Given request
Copy out each line that mentions the word "diagram".
====
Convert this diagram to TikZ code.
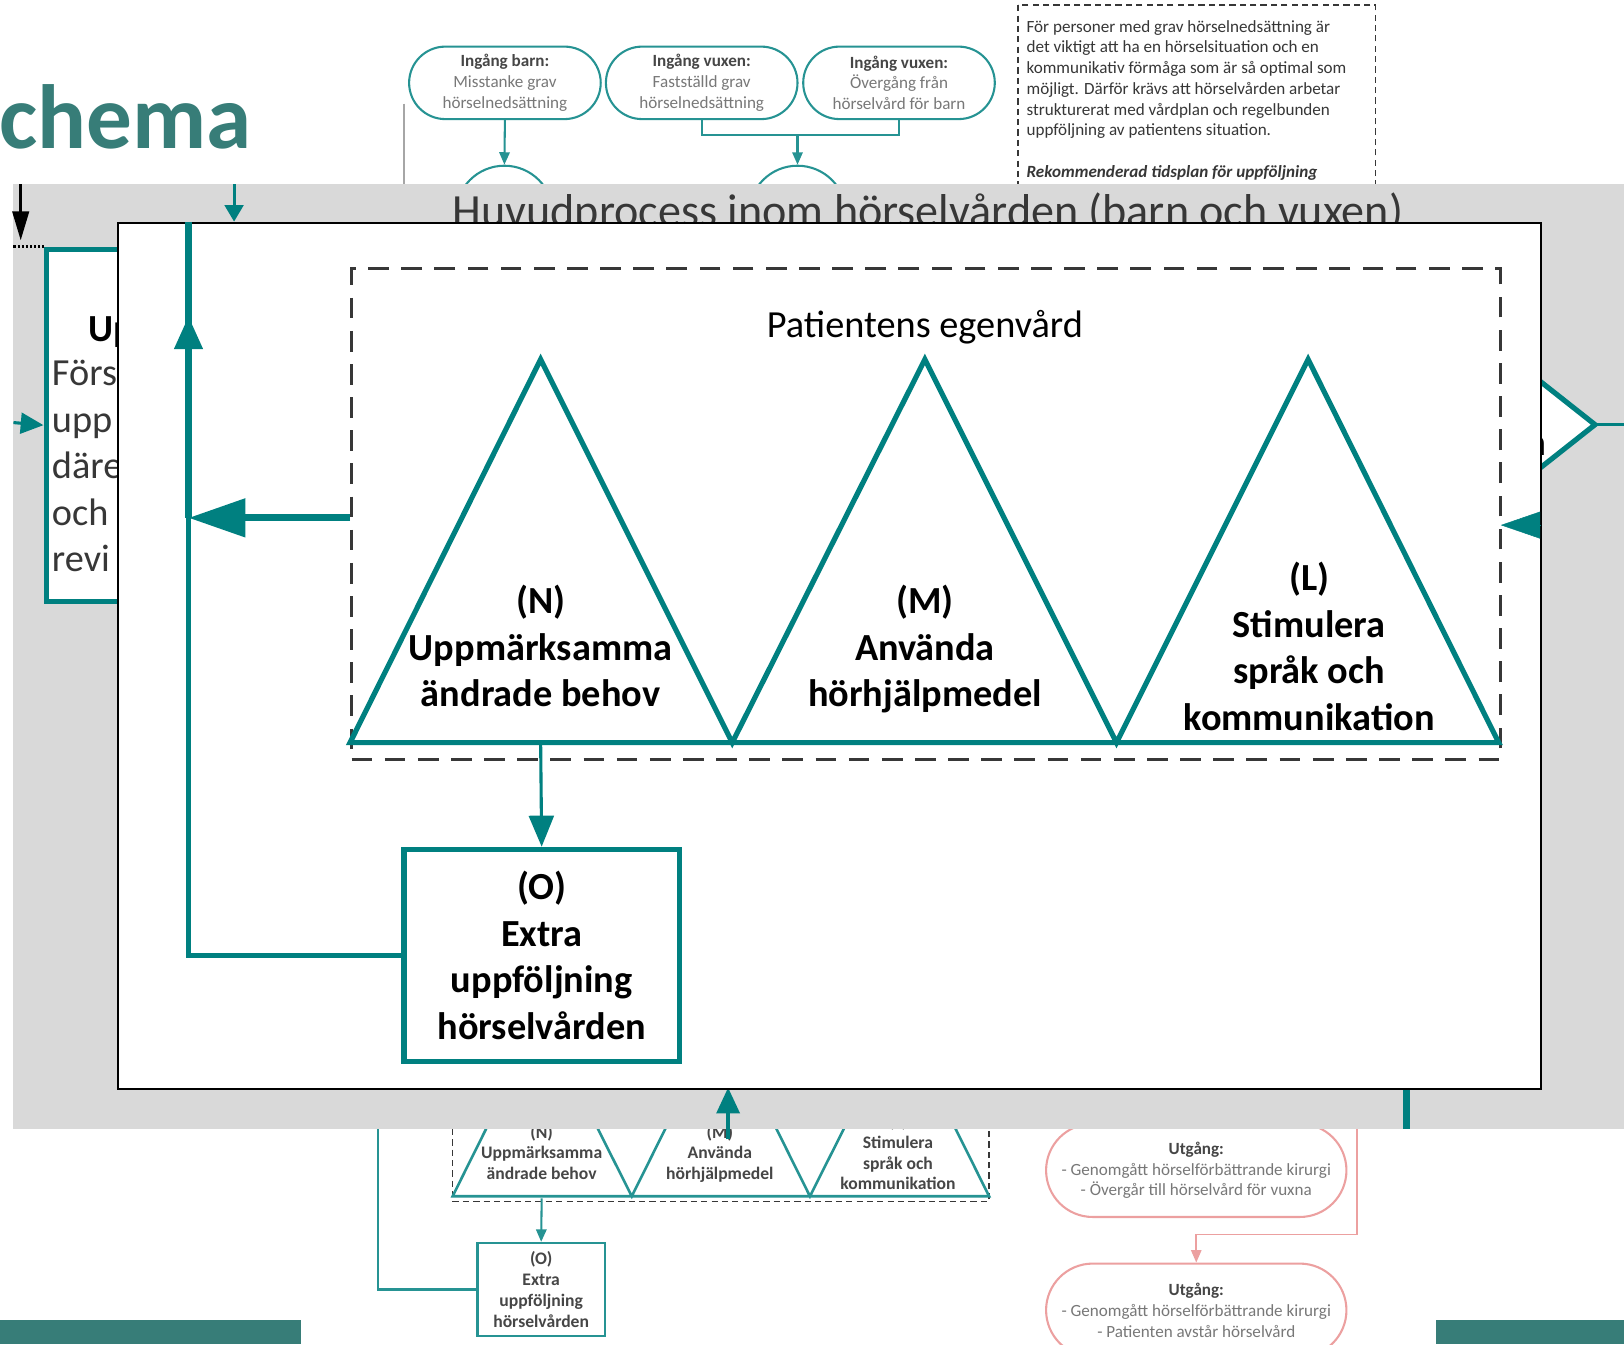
\documentclass[tikz,border=0pt]{standalone}
\usepackage{fontspec}
\setmainfont{Carlito}
\usetikzlibrary{arrows.meta,shapes.misc}
\definecolor{tl}{RGB}{0,128,128}
\definecolor{ttl}{RGB}{55,125,120}
\definecolor{bandgray}{RGB}{217,217,217}
\definecolor{pk}{RGB}{236,160,160}
\definecolor{dg}{RGB}{55,55,55}
\definecolor{fadetxt}{RGB}{120,120,120}
\definecolor{fadebold}{RGB}{70,70,70}
\newcommand\myfs[2]{\fontsize{#1}{#2}\selectfont}
\begin{document}
\begin{tikzpicture}[x=1pt,y=-1pt,
  pill/.style={draw=tl!85!white, line width=2pt, rounded rectangle, minimum width=185pt, minimum height=70pt, inner sep=0pt, align=center, font=\myfs{16.5}{20}, text=fadetxt},
  ppill/.style={draw=pk, line width=2pt, rounded rectangle, minimum width=290pt, minimum height=90pt, inner sep=0pt, align=center, font=\myfs{16.5}{20}, text=fadetxt},
  fconn/.style={draw=tl!85!white, line width=2pt},
  pconn/.style={draw=pk, line width=1.5pt},
  flab/.style={align=center, inner sep=0pt, font=\bfseries\myfs{17}{20}, text=fadebold},
  lab/.style={align=center, inner sep=0pt, font=\bfseries\myfs{37}{45}, text=black},
  tline/.style={draw=tl, line width=5pt},
]
\useasboundingbox (0,0) rectangle (1568,1298);
\fill[white] (0,0) rectangle (1568,1298);

% ---------- faded background diagram (top) ----------
\node[pill] (p1) at (487.5,80) {\textbf{\color{fadebold}Ingång barn:}\\Misstanke grav\\hörselnedsättning};
\node[pill] (p2) at (677.5,80) {\textbf{\color{fadebold}Ingång vuxen:}\\Fastställd grav\\hörselnedsättning};
\node[pill] (p3) at (868,80) {\textbf{\color{fadebold}Ingång vuxen:}\\Övergång från\\hörselvård för barn};
\node[draw=tl!85!white, line width=2pt, circle, minimum size=94pt, inner sep=0pt] (c1) at (487,207) {};
\node[draw=tl!85!white, line width=2pt, circle, minimum size=94pt, inner sep=0pt] (c2) at (770,207) {};
\coordinate (j2) at (770,130);
\draw[fconn,-{Triangle[length=12pt,width=10pt]}] (p1.south) -- (c1.north);
\draw[fconn] (p2.south) |- (j2) -| (p3.south);
\draw[fconn,-{Triangle[length=12pt,width=10pt]}] (j2) -- (c2.north);
\coordinate (gl1) at (390,100); \coordinate (gl2) at (390,1000);
\draw[gray!70, line width=2pt] (gl1) -- (gl2);
\draw[dg, line width=1.5pt, dash pattern=on 6pt off 4pt] (983,5) rectangle (1328,400);
\node[anchor=north west, align=left, inner sep=0pt, font=\myfs{16.5}{20}, text=dg] (info) at (991,19.5)
 {För personer med grav hörselnedsättning är\\
  det viktigt att ha en hörselsituation och en\\
  kommunikativ förmåga som är så optimal som\\
  möjligt. Därför krävs att hörselvården arbetar\\
  strukturerat med vårdplan och regelbunden\\
  uppföljning av patientens situation.\\[20pt]
  \textbf{\textit{Rekommenderad tidsplan för uppföljning}}};

% ---------- faded background diagram (bottom) ----------
\draw[dg, line width=1.5pt, dash pattern=on 6pt off 4pt] (437,900) rectangle (955,1160);
\draw[tl!85!white, line width=2.5pt] (437,1155) -- (523,982) -- (610,1155) -- (696,982) -- (782,1155) -- (869,982) -- (955,1155) -- cycle;
\node[flab] (fN) at (523,1112.5) {(N)\\Uppmärksamma\\ändrade behov};
\node[flab] (fM) at (695,1114) {(M)\\Använda\\hörhjälpmedel};
\node[flab] (fL) at (867,1112.5) {(L)\\Stimulera\\språk och\\kommunikation};
\node[draw=tl!85!white, line width=2pt, minimum width=123pt, minimum height=90pt, inner sep=0pt, align=center, font=\bfseries\myfs{17}{20}, text=fadebold] (fO) at (522.5,1245) {(O)\\Extra\\uppföljning\\hörselvården};
\coordinate (fNb) at (523,1157);
\draw[fconn,-{Triangle[length=12pt,width=10pt]}] (fNb) -- (fO.north);
\coordinate (fup) at (365,900);
\draw[fconn] (fO.west) -| (fup);
\node[ppill] (u1) at (1155,1130) {\textbf{\color{fadebold}Utgång:}\\- Genomgått hörselförbättrande kirurgi\\- Övergår till hörselvård för vuxna};
\node[ppill] (u2) at (1155,1265) {\textbf{\color{fadebold}Utgång:}\\- Genomgått hörselförbättrande kirurgi\\- Patienten avstår hörselvård};
\coordinate (pk1) at (1310,1000); \coordinate (pk2) at (1155,1192);
\draw[pconn,-{Triangle[length=12pt,width=10pt]}] (pk1) |- (pk2) -- (u2.north);

% ---------- title ----------
\node[anchor=base east, inner sep=0pt, font=\bfseries\myfs{88}{100}, text=ttl] (title) at (243,143) {chema};

% ---------- gray band ----------
\fill[bandgray] (13,178) rectangle (1568,1090);
\node[anchor=base, inner sep=0pt, font=\myfs{44.5}{50}, text=dg] (htitle) at (896,219) {Huvudprocess inom hörselvården (barn och vuxen)};
\node[draw=tl, line width=5pt, fill=white, minimum width=358pt, minimum height=340pt, anchor=north west, inner sep=0pt] (ubox) at (42,238) {};
\node[anchor=base west, inner sep=0pt, font=\bfseries\myfs{37}{45}] (uhead) at (85,330) {Up};
\node[anchor=west, align=left, inner sep=0pt, font=\myfs{37}{45}, text=dg] (ubody) at (50,450) {Förs\\upp\\däre\\och\\revi};
\coordinate (ba1) at (20,178); \coordinate (ba2) at (20,232); \coordinate (dl0) at (13,238);
\draw[black, line width=2.5pt, -{Triangle[length=28pt,width=16pt]}] (ba1) -- (ba2);
\draw[black, line width=2pt, dotted] (dl0) -- (ubox.north west);
\coordinate (ta1) at (226,178); \coordinate (ta2) at (226,214);
\draw[tl, line width=3pt, -{Triangle[length=16pt,width=18pt]}] (ta1) -- (ta2);
\coordinate (la1) at (13,408);
\draw[tl, line width=3pt, -{Triangle[length=22pt,width=20pt]}] (la1) -- (ubox.west);
\coordinate (cha) at (1440,331); \coordinate (chtip) at (1540,410); \coordinate (chb) at (1440,489); \coordinate (chr) at (1568,410);
\draw[tl, line width=5pt, fill=white, line join=miter] (cha) -- (chtip) -- (chb) -- cycle;
\draw[tl, line width=3pt] (chtip) -- (chr);
\node[anchor=base east, inner sep=0pt, font=\myfs{37}{45}] (nfrag) at (1493,440) {n};
\coordinate (vb1) at (1358,1050); \coordinate (vb2) at (1358,1090);
\draw[tl, line width=6pt] (vb1) -- (vb2);
\coordinate (ma1) at (703,1100); \coordinate (ma2) at (703,1050);
\draw[tl, line width=4pt, -{Triangle[length=25pt,width=22pt]}] (ma1) -- (ma2);

% ---------- zoomed panel ----------
\node[draw=black, line width=2pt, fill=white, minimum width=1374pt, minimum height=836pt, anchor=north west, inner sep=0pt] (panel) at (113,214) {};
\node[draw=dg, line width=3pt, dash pattern=on 20pt off 12pt, minimum width=1109pt, minimum height=474pt, anchor=north west, inner sep=0pt] (dbox) at (338,258) {};
\node[anchor=base, inner sep=0pt, font=\myfs{37}{45}] (pe) at (893,326) {Patientens egenvård};
\coordinate (b0) at (338,717); \coordinate (a1) at (522,347); \coordinate (b1) at (707,717);
\coordinate (a2) at (893,347); \coordinate (b2) at (1078,717); \coordinate (a3) at (1263,347);
\coordinate (b3) at (1447,717);
\draw[tline] (b0) -- (a1) -- (b1) -- (a2) -- (b2) -- (a3) -- (b3) -- cycle;
\node[lab] (tN) at (522,624) {(N)\\Uppmärksamma\\ändrade behov};
\node[lab] (tM) at (893,627) {(M)\\Använda\\hörhjälpmedel};
\node[lab] (tL) at (1264,624) {(L)\\Stimulera\\språk och\\kommunikation};
\node[draw=tl, line width=5pt, minimum width=266pt, minimum height=205pt, inner sep=0pt, align=center, font=\bfseries\myfs{37}{45}] (O) at (523,922.5) {(O)\\Extra\\uppföljning\\hörselvården};
\coordinate (N0) at (522,717);
\draw[tl, line width=3pt, -{Triangle[length=30pt,width=24pt]}] (N0) -- (O.north);
\coordinate (jL) at (182,500); \coordinate (jM) at (182,305); \coordinate (jM2) at (182,325); \coordinate (jT) at (182,214);
\coordinate (dL) at (338,500);
\draw[tl, line width=4pt] (O.west) -| (jL);
\draw[tl, line width=7pt, -{Triangle[length=32pt,width=26pt]}] (jL) -- (jM);
\draw[tl, line width=7pt] (jM2) -- (jT);
\draw[tl, line width=7pt, -{Triangle[length=55pt,width=36pt]}] (dL) -- (jL);
\coordinate (rA) at (1487,507); \coordinate (rB) at (1449,507);
\draw[tl, line width=0.5pt, -{Triangle[length=38pt,width=26pt]}] (rA) -- (rB);

% ---------- bottom bars ----------
\fill[ttl] (0,1274) rectangle (291,1298);
\fill[ttl] (1386,1274) rectangle (1568,1298);
\end{tikzpicture}
\end{document}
====
Completed task
Convert this diagram to TikZ code.
% ---------- faded background diagram (top) ----------
% ---------- faded background diagram (bottom) ----------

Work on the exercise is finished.